### Data segment
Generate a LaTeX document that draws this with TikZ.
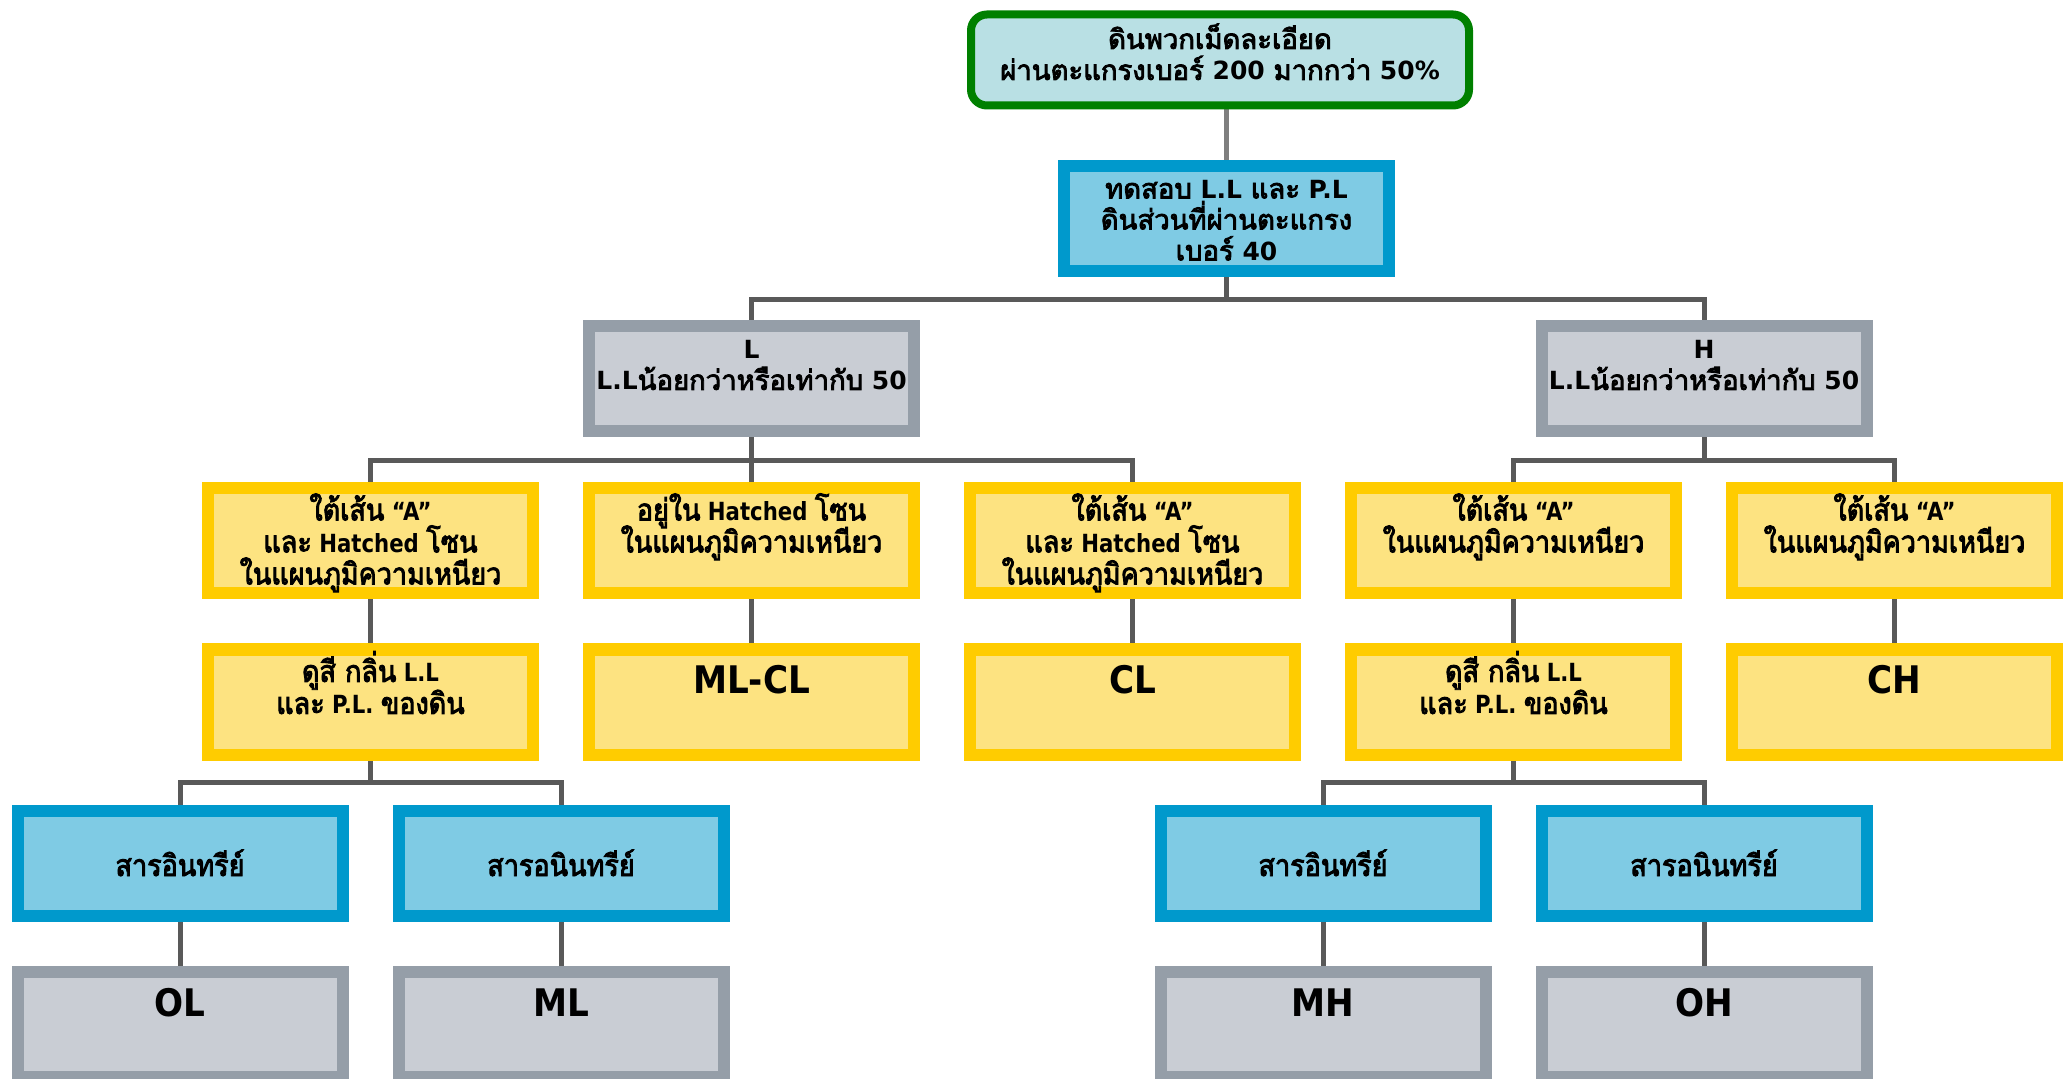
\documentclass[tikz,border=0pt]{standalone}
\usepackage{fontspec}
\usetikzlibrary{backgrounds}
\setmainfont{DejaVu Sans}
\newfontfamily\thai[Script=Thai,Scale=1.1,AutoFakeBold=3]{Loma}
\newfontfamily\latc[FakeStretch=0.85]{DejaVu Sans}
\newfontfamily\latw[FakeStretch=0.9]{DejaVu Sans}
\newfontfamily\thaic[Script=Thai,Scale=1.2,FakeStretch=0.9,AutoFakeBold=3]{Loma}
\newcommand\T[1]{{\thai\bfseries #1}}
\newcommand\Tc[1]{{\thaic\bfseries #1}}
\newcommand\fs{\rule{0pt}{16pt}}
\newcommand\bigs{\rule{0pt}{22pt}}
\definecolor{connc}{HTML}{595959}
\definecolor{conntop}{HTML}{7F7F7F}
\definecolor{topB}{HTML}{008000}
\definecolor{topF}{HTML}{B9E0E4}
\definecolor{bluB}{HTML}{0099CC}
\definecolor{bluF}{HTML}{7FCBE4}
\definecolor{gryB}{HTML}{959EA8}
\definecolor{gryF}{HTML}{C9CDD4}
\definecolor{yelB}{HTML}{FFCC00}
\definecolor{yelF}{HTML}{FDE381}
\begin{document}
\lineskiplimit=-30pt
\begin{tikzpicture}[x=0.5pt,y=-0.5pt,
  box/.style={rectangle, draw, line width=6pt, outer sep=0pt, inner sep=0pt,
    minimum width=162.5pt, minimum height=52.5pt},
  topbox/.style={rectangle, rounded corners=8pt, draw=topB, fill=topF, line width=4pt,
    outer sep=0pt, inner sep=0pt, minimum width=249pt, minimum height=45.5pt},
  yel/.style={box, draw=yelB, fill=yelF},
  blu/.style={box, draw=bluB, fill=bluF},
  gry/.style={box, draw=gryB, fill=gryF},
  lbl/.style={anchor=north, align=center, inner sep=0pt,
    font=\bfseries\fontsize{12.5}{15.5}\selectfont},
  lblc/.style={anchor=north, align=center, inner sep=0pt,
    font=\latc\bfseries\fontsize{12.5}{16}\selectfont},
  big/.style={anchor=north, align=center, inner sep=0pt,
    font=\latw\bfseries\fontsize{19}{21}\selectfont},
  cn/.style={draw=connc, line width=2.5pt},
  cntop/.style={draw=conntop, line width=2.5pt}
]
\useasboundingbox (0,0) rectangle (2072,1079);

% level 0 and 1
\node[topbox] (top) at (1220,60) {};
\node[lbl] (ttop) at ([yshift=-1pt]top.north) {\fs\T{ดินพวกเม็ดละเอียด}\\\T{ผ่านตะแกรงเบอร์} 200 \T{มากกว่า} 50\%};
\node[blu] (sec) at (1226.5,218.5) {};
\node[lbl] (tsec) at (sec.north) {\fs\T{ทดสอบ} L.L \T{และ} P.L\\\T{ดินส่วนที่ผ่านตะแกรง}\\\T{เบอร์} 40};

% level 2
\node[gry] (L) at (751.5,379) {};
\node[lbl] (tL) at (L.north) {\fs L\\L.L\T{น้อยกว่าหรือเท่ากับ} 50};
\node[gry] (H) at (1704,379) {};
\node[lbl] (tH) at (H.north) {\fs H\\L.L\T{น้อยกว่าหรือเท่ากับ} 50};

% level 3
\node[yel] (a1) at (370.5,540.5) {};
\node[lblc] (ta1) at (a1.north) {\fs\Tc{ใต้เส้น} “A”\\\Tc{และ} Hatched \Tc{โซน}\\\Tc{ในแผนภูมิความเหนียว}};
\node[yel] (a2) at (751.5,540.5) {};
\node[lblc] (ta2) at (a2.north) {\fs\Tc{อยู่ใน} Hatched \Tc{โซน}\\\Tc{ในแผนภูมิความเหนียว}};
\node[yel] (a3) at (1132.5,540.5) {};
\node[lblc] (ta3) at (a3.north) {\fs\Tc{ใต้เส้น} “A”\\\Tc{และ} Hatched \Tc{โซน}\\\Tc{ในแผนภูมิความเหนียว}};
\node[yel] (a4) at (1513.5,540.5) {};
\node[lblc] (ta4) at (a4.north) {\fs\Tc{ใต้เส้น} “A”\\\Tc{ในแผนภูมิความเหนียว}};
\node[yel] (a5) at (1894.5,540.5) {};
\node[lblc] (ta5) at (a5.north) {\fs\Tc{ใต้เส้น} “A”\\\Tc{ในแผนภูมิความเหนียว}};

% level 4
\node[yel] (b1) at (370.5,702) {};
\node[lblc] (tb1) at (b1.north) {\fs\Tc{ดูสี กลิ่น} L.L\\\Tc{และ} P.L. \Tc{ของดิน}};
\node[yel] (b2) at (751.5,702) {};
\node[big] (tb2) at (b2.north) {\bigs ML-CL};
\node[yel] (b3) at (1132.5,702) {};
\node[big] (tb3) at (b3.north) {\bigs CL};
\node[yel] (b4) at (1513.5,702) {};
\node[lblc] (tb4) at (b4.north) {\fs\Tc{ดูสี กลิ่น} L.L\\\Tc{และ} P.L. \Tc{ของดิน}};
\node[yel] (b5) at (1894.5,702) {};
\node[big] (tb5) at (b5.north) {\bigs CH};

% level 5
\node[blu] (c1) at (180,863) {};
\node[lblc, anchor=base] (tc1) at ([yshift=-6.5pt]c1.center) {\Tc{สารอินทรีย์}};
\node[blu] (c2) at (561,863) {};
\node[lblc, anchor=base] (tc2) at ([yshift=-6.5pt]c2.center) {\Tc{สารอนินทรีย์}};
\node[blu] (c3) at (1323,863) {};
\node[lblc, anchor=base] (tc3) at ([yshift=-6.5pt]c3.center) {\Tc{สารอินทรีย์}};
\node[blu] (c4) at (1704,863) {};
\node[lblc, anchor=base] (tc4) at ([yshift=-6.5pt]c4.center) {\Tc{สารอนินทรีย์}};

% level 6
\node[gry] (d1) at (180,1024.5) {};
\node[big] (td1) at (d1.north) {\bigs OL};
\node[gry] (d2) at (561,1024.5) {};
\node[big] (td2) at (d2.north) {\bigs ML};
\node[gry] (d3) at (1323,1024.5) {};
\node[big] (td3) at (d3.north) {\bigs MH};
\node[gry] (d4) at (1704,1024.5) {};
\node[big] (td4) at (d4.north) {\bigs OH};

\begin{scope}[on background layer]
\fill[white] (0,0) rectangle (2072,1079);
\draw[cntop] (sec.north) -- (sec.north |- top.south);
\draw[cn] (sec.south) -- ++(0,29) -| (L.north);
\draw[cn] (sec.south) -- ++(0,29) -| (H.north);
\draw[cn] (L.south) -- ++(0,29) -| (a1.north);
\draw[cn] (L.south) -- (a2.north);
\draw[cn] (L.south) -- ++(0,29) -| (a3.north);
\draw[cn] (H.south) -- ++(0,29) -| (a4.north);
\draw[cn] (H.south) -- ++(0,29) -| (a5.north);
\draw[cn] (a1.south) -- (b1.north);
\draw[cn] (a2.south) -- (b2.north);
\draw[cn] (a3.south) -- (b3.north);
\draw[cn] (a4.south) -- (b4.north);
\draw[cn] (a5.south) -- (b5.north);
\draw[cn] (b1.south) -- ++(0,28) -| (c1.north);
\draw[cn] (b1.south) -- ++(0,28) -| (c2.north);
\draw[cn] (b4.south) -- ++(0,28) -| (c3.north);
\draw[cn] (b4.south) -- ++(0,28) -| (c4.north);
\draw[cn] (c1.south) -- (d1.north);
\draw[cn] (c2.south) -- (d2.north);
\draw[cn] (c3.south) -- (d3.north);
\draw[cn] (c4.south) -- (d4.north);
\end{scope}
\end{tikzpicture}
\end{document}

### Task objective
Except for the pictures, reproduce every line exactly.

### Complete output
Generate a LaTeX document that draws this with TikZ.
\documentclass[tikz,border=0pt]{standalone}
\usepackage{fontspec}
\usetikzlibrary{backgrounds}
\setmainfont{DejaVu Sans}
\newfontfamily\thai[Script=Thai,Scale=1.1,AutoFakeBold=3]{Loma}
\newfontfamily\latc[FakeStretch=0.85]{DejaVu Sans}
\newfontfamily\latw[FakeStretch=0.9]{DejaVu Sans}
\newfontfamily\thaic[Script=Thai,Scale=1.2,FakeStretch=0.9,AutoFakeBold=3]{Loma}
\newcommand\T[1]{{\thai\bfseries #1}}
\newcommand\Tc[1]{{\thaic\bfseries #1}}
\newcommand\fs{\rule{0pt}{16pt}}
\newcommand\bigs{\rule{0pt}{22pt}}
\definecolor{connc}{HTML}{595959}
\definecolor{conntop}{HTML}{7F7F7F}
\definecolor{topB}{HTML}{008000}
\definecolor{topF}{HTML}{B9E0E4}
\definecolor{bluB}{HTML}{0099CC}
\definecolor{bluF}{HTML}{7FCBE4}
\definecolor{gryB}{HTML}{959EA8}
\definecolor{gryF}{HTML}{C9CDD4}
\definecolor{yelB}{HTML}{FFCC00}
\definecolor{yelF}{HTML}{FDE381}
\begin{document}
\lineskiplimit=-30pt
\begin{tikzpicture}[x=0.5pt,y=-0.5pt,
  box/.style={rectangle, draw, line width=6pt, outer sep=0pt, inner sep=0pt,
    minimum width=162.5pt, minimum height=52.5pt},
  topbox/.style={rectangle, rounded corners=8pt, draw=topB, fill=topF, line width=4pt,
    outer sep=0pt, inner sep=0pt, minimum width=249pt, minimum height=45.5pt},
  yel/.style={box, draw=yelB, fill=yelF},
  blu/.style={box, draw=bluB, fill=bluF},
  gry/.style={box, draw=gryB, fill=gryF},
  lbl/.style={anchor=north, align=center, inner sep=0pt,
    font=\bfseries\fontsize{12.5}{15.5}\selectfont},
  lblc/.style={anchor=north, align=center, inner sep=0pt,
    font=\latc\bfseries\fontsize{12.5}{16}\selectfont},
  big/.style={anchor=north, align=center, inner sep=0pt,
    font=\latw\bfseries\fontsize{19}{21}\selectfont},
  cn/.style={draw=connc, line width=2.5pt},
  cntop/.style={draw=conntop, line width=2.5pt}
]
\useasboundingbox (0,0) rectangle (2072,1079);

% level 0 and 1
\node[topbox] (top) at (1220,60) {};
\node[lbl] (ttop) at ([yshift=-1pt]top.north) {\fs\T{ดินพวกเม็ดละเอียด}\\\T{ผ่านตะแกรงเบอร์} 200 \T{มากกว่า} 50\%};
\node[blu] (sec) at (1226.5,218.5) {};
\node[lbl] (tsec) at (sec.north) {\fs\T{ทดสอบ} L.L \T{และ} P.L\\\T{ดินส่วนที่ผ่านตะแกรง}\\\T{เบอร์} 40};

% level 2
\node[gry] (L) at (751.5,379) {};
\node[lbl] (tL) at (L.north) {\fs L\\L.L\T{น้อยกว่าหรือเท่ากับ} 50};
\node[gry] (H) at (1704,379) {};
\node[lbl] (tH) at (H.north) {\fs H\\L.L\T{น้อยกว่าหรือเท่ากับ} 50};

% level 3
\node[yel] (a1) at (370.5,540.5) {};
\node[lblc] (ta1) at (a1.north) {\fs\Tc{ใต้เส้น} “A”\\\Tc{และ} Hatched \Tc{โซน}\\\Tc{ในแผนภูมิความเหนียว}};
\node[yel] (a2) at (751.5,540.5) {};
\node[lblc] (ta2) at (a2.north) {\fs\Tc{อยู่ใน} Hatched \Tc{โซน}\\\Tc{ในแผนภูมิความเหนียว}};
\node[yel] (a3) at (1132.5,540.5) {};
\node[lblc] (ta3) at (a3.north) {\fs\Tc{ใต้เส้น} “A”\\\Tc{และ} Hatched \Tc{โซน}\\\Tc{ในแผนภูมิความเหนียว}};
\node[yel] (a4) at (1513.5,540.5) {};
\node[lblc] (ta4) at (a4.north) {\fs\Tc{ใต้เส้น} “A”\\\Tc{ในแผนภูมิความเหนียว}};
\node[yel] (a5) at (1894.5,540.5) {};
\node[lblc] (ta5) at (a5.north) {\fs\Tc{ใต้เส้น} “A”\\\Tc{ในแผนภูมิความเหนียว}};

% level 4
\node[yel] (b1) at (370.5,702) {};
\node[lblc] (tb1) at (b1.north) {\fs\Tc{ดูสี กลิ่น} L.L\\\Tc{และ} P.L. \Tc{ของดิน}};
\node[yel] (b2) at (751.5,702) {};
\node[big] (tb2) at (b2.north) {\bigs ML-CL};
\node[yel] (b3) at (1132.5,702) {};
\node[big] (tb3) at (b3.north) {\bigs CL};
\node[yel] (b4) at (1513.5,702) {};
\node[lblc] (tb4) at (b4.north) {\fs\Tc{ดูสี กลิ่น} L.L\\\Tc{และ} P.L. \Tc{ของดิน}};
\node[yel] (b5) at (1894.5,702) {};
\node[big] (tb5) at (b5.north) {\bigs CH};

% level 5
\node[blu] (c1) at (180,863) {};
\node[lblc, anchor=base] (tc1) at ([yshift=-6.5pt]c1.center) {\Tc{สารอินทรีย์}};
\node[blu] (c2) at (561,863) {};
\node[lblc, anchor=base] (tc2) at ([yshift=-6.5pt]c2.center) {\Tc{สารอนินทรีย์}};
\node[blu] (c3) at (1323,863) {};
\node[lblc, anchor=base] (tc3) at ([yshift=-6.5pt]c3.center) {\Tc{สารอินทรีย์}};
\node[blu] (c4) at (1704,863) {};
\node[lblc, anchor=base] (tc4) at ([yshift=-6.5pt]c4.center) {\Tc{สารอนินทรีย์}};

% level 6
\node[gry] (d1) at (180,1024.5) {};
\node[big] (td1) at (d1.north) {\bigs OL};
\node[gry] (d2) at (561,1024.5) {};
\node[big] (td2) at (d2.north) {\bigs ML};
\node[gry] (d3) at (1323,1024.5) {};
\node[big] (td3) at (d3.north) {\bigs MH};
\node[gry] (d4) at (1704,1024.5) {};
\node[big] (td4) at (d4.north) {\bigs OH};

\begin{scope}[on background layer]
\fill[white] (0,0) rectangle (2072,1079);
\draw[cntop] (sec.north) -- (sec.north |- top.south);
\draw[cn] (sec.south) -- ++(0,29) -| (L.north);
\draw[cn] (sec.south) -- ++(0,29) -| (H.north);
\draw[cn] (L.south) -- ++(0,29) -| (a1.north);
\draw[cn] (L.south) -- (a2.north);
\draw[cn] (L.south) -- ++(0,29) -| (a3.north);
\draw[cn] (H.south) -- ++(0,29) -| (a4.north);
\draw[cn] (H.south) -- ++(0,29) -| (a5.north);
\draw[cn] (a1.south) -- (b1.north);
\draw[cn] (a2.south) -- (b2.north);
\draw[cn] (a3.south) -- (b3.north);
\draw[cn] (a4.south) -- (b4.north);
\draw[cn] (a5.south) -- (b5.north);
\draw[cn] (b1.south) -- ++(0,28) -| (c1.north);
\draw[cn] (b1.south) -- ++(0,28) -| (c2.north);
\draw[cn] (b4.south) -- ++(0,28) -| (c3.north);
\draw[cn] (b4.south) -- ++(0,28) -| (c4.north);
\draw[cn] (c1.south) -- (d1.north);
\draw[cn] (c2.south) -- (d2.north);
\draw[cn] (c3.south) -- (d3.north);
\draw[cn] (c4.south) -- (d4.north);
\end{scope}
\end{tikzpicture}
\end{document}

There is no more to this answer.